Hello, I am an American living with my wife in Mallorca. She is also an American but also holds an EU passport. I received my residency through her since we are married and normally I wouldnt be able to live there with simply a US passport. On the back of my residence cards states that I am "familiar ciudanado" and it shows her name and NIE number. My wife wants to divorce me and leave spain. I want to stay and work and pay taxes and get an apartment, buy a car, and live indefinitely without her.

If we divorce, will I be able to stay in Mallorca? What if we only legally separate? Are there any areas in which to make this happen?

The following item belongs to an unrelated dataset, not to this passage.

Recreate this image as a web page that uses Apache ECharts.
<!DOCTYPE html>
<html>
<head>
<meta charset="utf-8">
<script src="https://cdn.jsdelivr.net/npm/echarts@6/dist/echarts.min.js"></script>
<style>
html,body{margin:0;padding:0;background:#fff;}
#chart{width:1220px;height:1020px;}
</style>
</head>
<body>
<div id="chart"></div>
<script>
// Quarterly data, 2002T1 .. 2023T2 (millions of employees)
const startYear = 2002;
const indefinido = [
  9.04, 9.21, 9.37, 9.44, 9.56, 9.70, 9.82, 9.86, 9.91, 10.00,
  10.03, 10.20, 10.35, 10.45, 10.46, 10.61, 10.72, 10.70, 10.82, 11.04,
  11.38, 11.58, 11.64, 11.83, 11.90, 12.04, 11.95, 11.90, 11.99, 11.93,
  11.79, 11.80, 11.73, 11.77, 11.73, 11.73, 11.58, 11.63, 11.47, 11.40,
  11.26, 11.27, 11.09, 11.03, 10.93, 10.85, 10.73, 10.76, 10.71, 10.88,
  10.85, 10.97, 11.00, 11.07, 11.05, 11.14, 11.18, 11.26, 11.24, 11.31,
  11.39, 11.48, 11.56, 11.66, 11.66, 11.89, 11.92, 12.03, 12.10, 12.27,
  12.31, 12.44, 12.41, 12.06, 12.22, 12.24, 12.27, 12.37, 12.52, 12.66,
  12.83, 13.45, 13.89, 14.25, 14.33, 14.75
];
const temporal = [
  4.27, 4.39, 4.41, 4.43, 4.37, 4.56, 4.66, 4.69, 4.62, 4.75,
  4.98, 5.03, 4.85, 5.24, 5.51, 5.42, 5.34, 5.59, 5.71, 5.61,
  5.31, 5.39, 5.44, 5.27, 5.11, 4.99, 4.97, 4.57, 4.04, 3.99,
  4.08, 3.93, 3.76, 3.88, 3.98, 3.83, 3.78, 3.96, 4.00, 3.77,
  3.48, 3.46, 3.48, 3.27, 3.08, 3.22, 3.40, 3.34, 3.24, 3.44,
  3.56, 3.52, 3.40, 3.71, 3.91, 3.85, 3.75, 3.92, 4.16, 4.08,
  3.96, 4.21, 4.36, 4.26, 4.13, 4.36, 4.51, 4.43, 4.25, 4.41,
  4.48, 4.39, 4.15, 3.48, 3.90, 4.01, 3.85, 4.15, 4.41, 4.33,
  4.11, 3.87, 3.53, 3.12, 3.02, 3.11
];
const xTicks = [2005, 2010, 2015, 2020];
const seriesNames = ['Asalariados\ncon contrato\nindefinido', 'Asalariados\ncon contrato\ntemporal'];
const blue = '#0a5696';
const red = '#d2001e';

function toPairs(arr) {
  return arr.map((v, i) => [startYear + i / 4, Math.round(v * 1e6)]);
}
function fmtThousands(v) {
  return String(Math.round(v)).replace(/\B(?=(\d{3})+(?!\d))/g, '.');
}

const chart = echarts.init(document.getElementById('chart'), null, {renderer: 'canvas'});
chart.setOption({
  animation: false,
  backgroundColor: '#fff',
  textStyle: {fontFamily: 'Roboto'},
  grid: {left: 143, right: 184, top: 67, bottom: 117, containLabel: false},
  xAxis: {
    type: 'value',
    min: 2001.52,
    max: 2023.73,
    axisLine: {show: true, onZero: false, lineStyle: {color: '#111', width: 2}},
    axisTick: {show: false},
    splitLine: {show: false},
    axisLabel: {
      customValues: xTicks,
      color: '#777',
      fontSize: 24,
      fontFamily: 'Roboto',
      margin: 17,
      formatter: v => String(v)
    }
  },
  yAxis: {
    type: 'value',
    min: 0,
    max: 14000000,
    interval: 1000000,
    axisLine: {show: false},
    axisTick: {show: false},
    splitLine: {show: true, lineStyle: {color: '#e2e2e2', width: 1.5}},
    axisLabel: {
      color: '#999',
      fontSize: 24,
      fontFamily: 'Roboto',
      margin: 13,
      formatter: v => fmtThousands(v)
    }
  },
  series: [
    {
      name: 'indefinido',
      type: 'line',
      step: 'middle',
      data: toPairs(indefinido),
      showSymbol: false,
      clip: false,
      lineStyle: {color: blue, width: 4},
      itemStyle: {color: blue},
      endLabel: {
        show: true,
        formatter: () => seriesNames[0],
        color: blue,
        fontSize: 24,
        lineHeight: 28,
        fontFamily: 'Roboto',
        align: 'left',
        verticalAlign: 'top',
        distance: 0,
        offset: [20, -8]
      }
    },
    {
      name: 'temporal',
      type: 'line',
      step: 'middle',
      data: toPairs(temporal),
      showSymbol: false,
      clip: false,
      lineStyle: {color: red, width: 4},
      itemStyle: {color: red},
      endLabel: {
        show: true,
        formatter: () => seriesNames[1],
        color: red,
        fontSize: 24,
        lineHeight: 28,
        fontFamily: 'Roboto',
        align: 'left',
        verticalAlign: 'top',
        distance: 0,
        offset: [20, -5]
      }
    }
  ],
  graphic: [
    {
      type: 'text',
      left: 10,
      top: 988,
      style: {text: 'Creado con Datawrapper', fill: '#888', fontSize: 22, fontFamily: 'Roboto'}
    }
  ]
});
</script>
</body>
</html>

We have only been married for one year and got married in Mallorca. No adultery, no reason for divorce other than she just wants to leave me

Thank you for your help ahead of time, I need all I can,

Cheers


----------



## xabiaxica (Jun 23, 2009)

Hutch1632 said:


> Hello, I am an American living with my wife in Mallorca. She is also an American but also holds an EU passport. I received my residency through her since we are married and normally I wouldnt be able to live there with simply a US passport. On the back of my residence cards states that I am "familiar ciudanado" and it shows her name and NIE number. My wife wants to divorce me and leave spain. I want to stay and work and pay taxes and get an apartment, buy a car, and live indefinitely without her.
> 
> If we divorce, will I be able to stay in Mallorca? What if we only legally separate? Are there any areas in which to make this happen?
> 
> ...


you really need an abogado to tell you the ins outs - one who knows immigration law......

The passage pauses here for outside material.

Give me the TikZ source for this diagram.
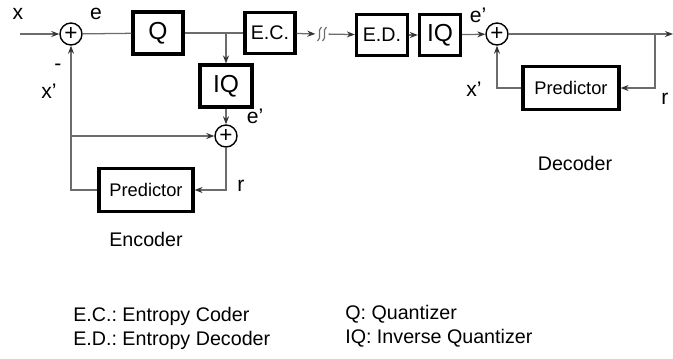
\documentclass[tikz,border=0pt]{standalone}
\usepackage{fontspec}
\setmainfont{Liberation Sans}
\usepackage{tikz}
\usetikzlibrary{arrows.meta, positioning, calc}
\frenchspacing
\tikzset{
  blockbox/.style={
    draw, line width=2.2pt, align=center, fill=white,
    inner sep=0pt, font=\fontsize{17.5}{20}\selectfont
  },
  codebox/.style={
    blockbox, font=\fontsize{14}{16}\selectfont
  },
  predbox/.style={
    blockbox, minimum width=2.35cm, minimum height=1.08cm,
    font=\fontsize{13}{15}\selectfont
  },
  sumnode/.style={
    circle, draw, line width=1pt, minimum size=0.55cm, inner sep=0pt,
    font=\fontsize{16}{16}\selectfont
  },
  sigline/.style={line width=0.9pt, color=gray!85!black},
  sigarrow/.style={
    sigline, -{Stealth[length=2mm, width=1.5mm, color=black!80]}
  },
  siglabel/.style={font=\fontsize{15}{17}\selectfont, inner sep=0pt},
  legendtext/.style={font=\fontsize{14}{16}\selectfont, inner sep=0pt, anchor=base west},
}

\begin{document}
\begin{tikzpicture}[x=0.025cm, y=-0.025cm]
  \useasboundingbox (0,0) rectangle (673,358);

  % --- Encoder blocks ---
  \node[sumnode] (sumA) at (71,34) {+};
  \node[blockbox, minimum width=1.25cm, minimum height=1.05cm] (Q) at (158,33) {Q};
  \node[codebox, minimum width=1.25cm, minimum height=1.03cm] (EC) at (270,33) {E.C.};
  \node[blockbox, minimum width=1.3cm, minimum height=1.05cm] (IQa) at (226,86) {IQ};
  \node[sumnode] (sumC) at (226,136) {+};
  \node[predbox] (predA) at (146,190) {Predictor};
  \coordinate (xin) at (20,34);
  \coordinate (tapA) at (226,34);
  \coordinate (joinA) at (71,136);

  % --- Channel break ---
  \node[minimum width=0.32cm, minimum height=0.35cm, inner sep=0pt] (brk) at (322,34) {};
  \foreach \dx in {-2.5,2.5}
    \draw[line width=0.8pt, color=gray!85!black]
      ($(brk)+(\dx+2,-7)$) .. controls +(-5,3) and +(5,-3) .. ($(brk)+(\dx-2,7)$);

  % --- Decoder blocks ---
  \node[codebox, minimum width=1.28cm, minimum height=1.03cm] (ED) at (382,35) {E.D.};
  \node[blockbox, minimum width=1.03cm, minimum height=1.03cm] (IQb) at (440,35) {IQ};
  \node[sumnode] (sumB) at (497,34) {+};
  \node[predbox, minimum width=2.4cm] (predB) at (571,88) {Predictor};
  \coordinate (tapB) at (655,34);
  \coordinate (xout) at (673,34);

  % --- Encoder connections ---
  \draw[sigarrow] (xin) -- (sumA);
  \draw[sigline] (sumA) -- (Q);
  \draw[sigline] (Q) -- (EC);
  \draw[sigarrow] (tapA) -- (IQa);
  \draw[sigarrow] (IQa) -- (sumC);
  \draw[sigarrow] (sumC) |- (predA);
  \draw[sigarrow] (predA.west) -| (sumA);
  \draw[sigarrow] (joinA) -- (sumC);

  % --- Channel ---
  \draw[sigarrow] (EC) -- (brk);
  \draw[sigarrow] (brk) -- (ED);

  % --- Decoder connections ---
  \draw[sigarrow] (ED) -- (IQb);
  \draw[sigarrow] (IQb) -- (sumB);
  \draw[sigarrow] (sumB) -- (xout);
  \draw[sigarrow] (tapB) |- (predB);
  \draw[sigarrow] (predB.west) -| (sumB);

  % --- Signal labels ---
  \node[siglabel] (lx) at (18,14) {x};
  \node[siglabel] (le) at (96,14) {e};
  \node[siglabel] (lminus) at (58,67) {-};
  \node[siglabel] (lxpa) at (49,91) {x'};
  \node[siglabel] (lepa) at (255,116) {e'};
  \node[siglabel] (lra) at (241,186) {r};
  \node[siglabel] (lepb) at (478,15) {e'};
  \node[siglabel] (lxpb) at (474,89) {x'};
  \node[siglabel] (lrb) at (665,99) {r};
  \node[legendtext, anchor=center] (enc) at (146,239) {Encoder};
  \node[legendtext, anchor=center] (dec) at (575,163) {Decoder};

  % --- Legend ---
  \node[legendtext] (legEC) at (73,321) {E.C.: Entropy Coder};
  \node[legendtext] (legED) at (73,345) {E.D.: Entropy Decoder};
  \node[legendtext] (legQ) at (345,319) {Q: Quantizer};
  \node[legendtext] (legIQ) at (345,343) {IQ: Inverse Quantizer};
\end{tikzpicture}
\end{document}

but my instinct from what I _do _know (I'm not a lawyer but you'd be surprised what you can learn doing translations!) is that your residency here _depends upon_ hers, so it's unlikely that you could stay once divorced


----------



## grandamary31 (Oct 23, 2012)

You need to be married 3 years to stay on your own, otherwise all immigration laws apply, same as with any American.


----------



## xabiaxica (Jun 23, 2009)

grandamary31 said:


> You need to be married 3 years to stay on your own, otherwise all immigration laws apply, same as with any American.

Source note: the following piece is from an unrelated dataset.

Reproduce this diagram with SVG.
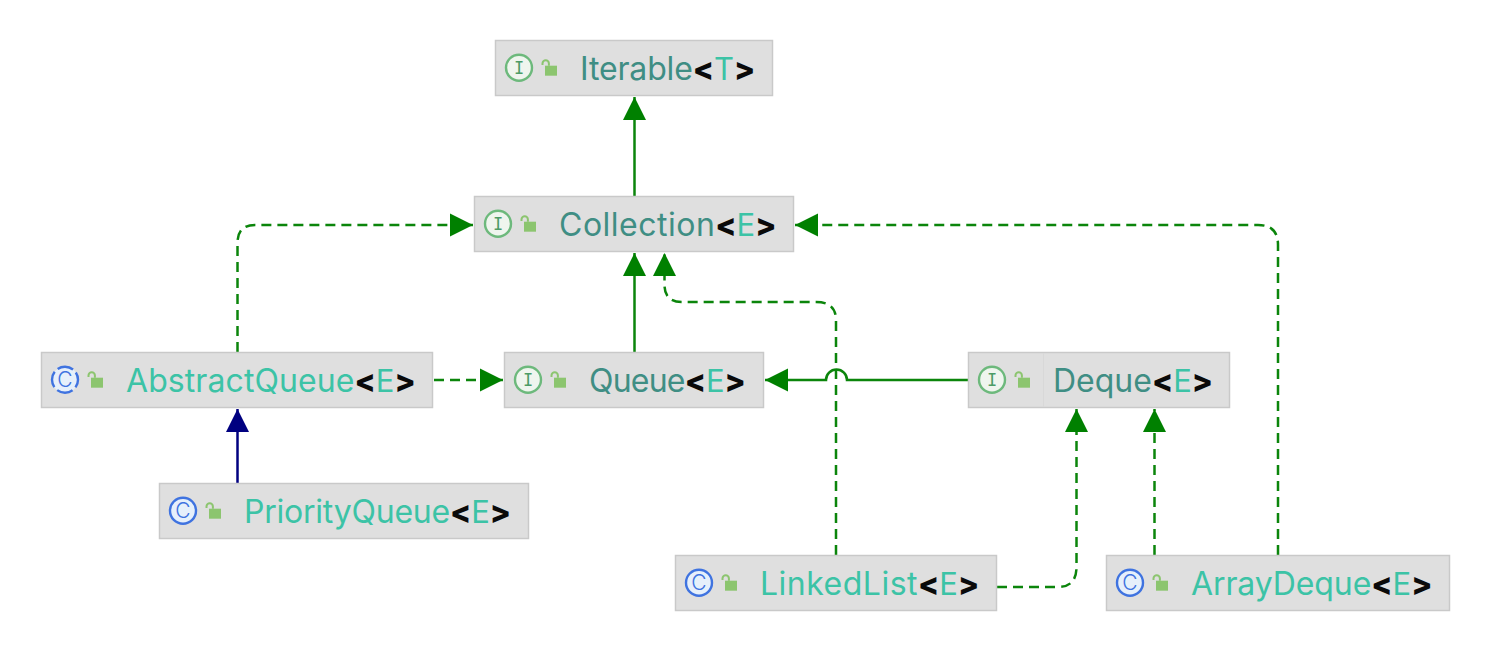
<svg xmlns="http://www.w3.org/2000/svg" width="1490" height="668" viewBox="0 0 1490 668">
<style>
.box{fill:#dfdfdf;stroke:#c9c9c9;stroke-width:1.5}
.t{font-family:Inter,"Noto Sans","Liberation Sans",sans-serif;font-size:32px;font-weight:400}
.i{fill:#3f8e84}.c{fill:#3cc3a6}.v{fill:#3cc3a6;font-size:31px}
.b{fill:#0a0a0a;font-weight:800;font-size:31px}
.ii{fill:#eff5ee;stroke:#6db97c;stroke-width:2.4}
.ci{fill:#e6f0fb;stroke:#3f73e0;stroke-width:2.4}
.ai{fill:#e6f0fb;stroke:#3f73e0;stroke-width:2.4;stroke-dasharray:16.400 4.030;stroke-dashoffset:8.200}
.il{font-family:"DejaVu Sans Mono","Liberation Mono",monospace;font-size:17px;text-anchor:middle;fill:#4c9c66}
.cl{font-family:Inter,"Liberation Sans",sans-serif;font-size:21px;font-weight:300;text-anchor:middle;fill:#3f73e0}
.lk{fill:#8cc56f}
.sh{fill:none;stroke:#8cc56f;stroke-width:2}
.g{fill:none;stroke:#0b850b;stroke-width:2.5}
.d{stroke-dasharray:10 6}
.n{fill:none;stroke:#000080;stroke-width:2.5}
</style>
<defs>
<marker id="ag" markerUnits="userSpaceOnUse" markerWidth="24" markerHeight="24" refX="23" refY="12" orient="auto"><path d="M0 0.500L23 12L0 23.500Z" fill="#008000"/></marker>
<marker id="an" markerUnits="userSpaceOnUse" markerWidth="24" markerHeight="24" refX="23" refY="12" orient="auto"><path d="M0 0.500L23 12L0 23.500Z" fill="#000080"/></marker>
</defs>
<rect width="1490" height="668" fill="#ffffff"/>
<g id="connectors">
<path class="g" d="M634.500 196V97" marker-end="url(#ag)"/>
<path class="g d" d="M237.500 352V243Q237.500 225 255 225H473" marker-end="url(#ag)"/>
<path class="g d" d="M1278 555V245Q1278 225 1258 225H795" marker-end="url(#ag)"/>
<path class="g" d="M634.500 352V253" marker-end="url(#ag)"/>
<path class="g d" d="M836 555V320Q836 302 816 302H682Q664.500 302 664.500 285V253" marker-end="url(#ag)"/>
<path class="g d" d="M434 380H503" marker-end="url(#ag)"/>
<path class="g" d="M968 380H847A10.500 10.500 0 0 0 826 380H765" marker-end="url(#ag)"/>
<path class="n" d="M237.500 483V409" marker-end="url(#an)"/>
<path class="g d" d="M997 587H1058Q1076.500 587 1076.500 567V409" marker-end="url(#ag)"/>
<path class="g d" d="M1154.500 555V409" marker-end="url(#ag)"/>
</g>
<g id="iterable" transform="translate(495 40)">
<rect class="box" x="0.500" y="0.500" width="277" height="55"/>
<circle class="ii" cx="24" cy="27.700" r="13"/><text class="il" x="24" y="33.700">I</text>
<rect class="lk" x="50" y="25.700" width="12" height="10"/><path class="sh" d="M47.500 25V23.500A3.200 3.200 0 0 1 53.900 23.500V25.700"/>
<text class="t" x="85" y="40"><tspan class="i" letter-spacing="-0.150">Iterable</tspan><tspan class="b">&lt;</tspan><tspan class="v">T</tspan><tspan class="b">&gt;</tspan></text>
</g>
<g id="collection" transform="translate(474 196)">
<rect class="box" x="0.500" y="0.500" width="319" height="55"/>
<circle class="ii" cx="24" cy="27.700" r="13"/><text class="il" x="24" y="33.700">I</text>
<rect class="lk" x="50" y="25.700" width="12" height="10"/><path class="sh" d="M47.500 25V23.500A3.200 3.200 0 0 1 53.900 23.500V25.700"/>
<text class="t" x="85" y="40"><tspan class="i" letter-spacing="0.500">Collection</tspan><tspan class="b">&lt;</tspan><tspan class="v">E</tspan><tspan class="b">&gt;</tspan></text>
</g>
<g id="abstractqueue" transform="translate(41 352)">
<rect class="box" x="0.500" y="0.500" width="391" height="55"/>
<circle class="ai" cx="24" cy="27.700" r="13"/><text class="cl" x="24" y="35">C</text>
<rect class="lk" x="50" y="25.700" width="12" height="10"/><path class="sh" d="M47.500 25V23.500A3.200 3.200 0 0 1 53.900 23.500V25.700"/>
<text class="t" x="85" y="40"><tspan class="c" letter-spacing="0.080">AbstractQueue</tspan><tspan class="b">&lt;</tspan><tspan class="v">E</tspan><tspan class="b">&gt;</tspan></text>
</g>
<g id="queue" transform="translate(504 352)">
<rect class="box" x="0.500" y="0.500" width="259" height="55"/>
<circle class="ii" cx="24" cy="27.700" r="13"/><text class="il" x="24" y="33.700">I</text>
<rect class="lk" x="50" y="25.700" width="12" height="10"/><path class="sh" d="M47.500 25V23.500A3.200 3.200 0 0 1 53.900 23.500V25.700"/>
<text class="t" x="85" y="40"><tspan class="i" letter-spacing="-0.800">Queue</tspan><tspan class="b">&lt;</tspan><tspan class="v">E</tspan><tspan class="b">&gt;</tspan></text>
</g>
<g id="deque" transform="translate(968 352)">
<rect class="box" x="0.500" y="0.500" width="261" height="55"/>
<path d="M75.500 1V55" stroke="#d8d8d8" stroke-width="1"/>
<circle class="ii" cx="24" cy="27.700" r="13"/><text class="il" x="24" y="33.700">I</text>
<rect class="lk" x="50" y="25.700" width="12" height="10"/><path class="sh" d="M47.500 25V23.500A3.200 3.200 0 0 1 53.900 23.500V25.700"/>
<text class="t" x="85" y="40"><tspan class="i">Deque</tspan><tspan class="b">&lt;</tspan><tspan class="v">E</tspan><tspan class="b">&gt;</tspan></text>
</g>
<g id="priorityqueue" transform="translate(159 483)">
<rect class="box" x="0.500" y="0.500" width="369" height="55"/>
<circle class="ci" cx="24" cy="27.700" r="13"/><text class="cl" x="24" y="35">C</text>
<rect class="lk" x="50" y="25.700" width="12" height="10"/><path class="sh" d="M47.500 25V23.500A3.200 3.200 0 0 1 53.900 23.500V25.700"/>
<text class="t" x="85" y="40"><tspan class="c" letter-spacing="-0.230">PriorityQueue</tspan><tspan class="b">&lt;</tspan><tspan class="v">E</tspan><tspan class="b">&gt;</tspan></text>
</g>
<g id="linkedlist" transform="translate(675 555)">
<rect class="box" x="0.500" y="0.500" width="321" height="55"/>
<circle class="ci" cx="24" cy="27.700" r="13"/><text class="cl" x="24" y="35">C</text>
<rect class="lk" x="50" y="25.700" width="12" height="10"/><path class="sh" d="M47.500 25V23.500A3.200 3.200 0 0 1 53.900 23.500V25.700"/>
<text class="t" x="85" y="40"><tspan class="c" letter-spacing="0.500">LinkedList</tspan><tspan class="b">&lt;</tspan><tspan class="v">E</tspan><tspan class="b">&gt;</tspan></text>
</g>
<g id="arraydeque" transform="translate(1106 555)">
<rect class="box" x="0.500" y="0.500" width="343" height="55"/>
<circle class="ci" cx="24" cy="27.700" r="13"/><text class="cl" x="24" y="35">C</text>
<rect class="lk" x="50" y="25.700" width="12" height="10"/><path class="sh" d="M47.500 25V23.500A3.200 3.200 0 0 1 53.900 23.500V25.700"/>
<text class="t" x="85" y="40"><tspan class="c" letter-spacing="-0.100">ArrayDeque</tspan><tspan class="b">&lt;</tspan><tspan class="v">E</tspan><tspan class="b">&gt;</tspan></text>
</g>
</svg>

ahh - I thought there might be some sort of time restriction, presumably to avoid 'marriages of convenience'?


----------



## thrax (Nov 13, 2008)

What if they legally separate but don't get divorced until the 3 years is up?? A lwyer is definitely required I think...


----------



## grandamary31 (Oct 23, 2012)

If a partner is deriving his residency from marriage to a Spaniard, they must be living
together to keep their rights. So a legal separation would not be feasible.


----------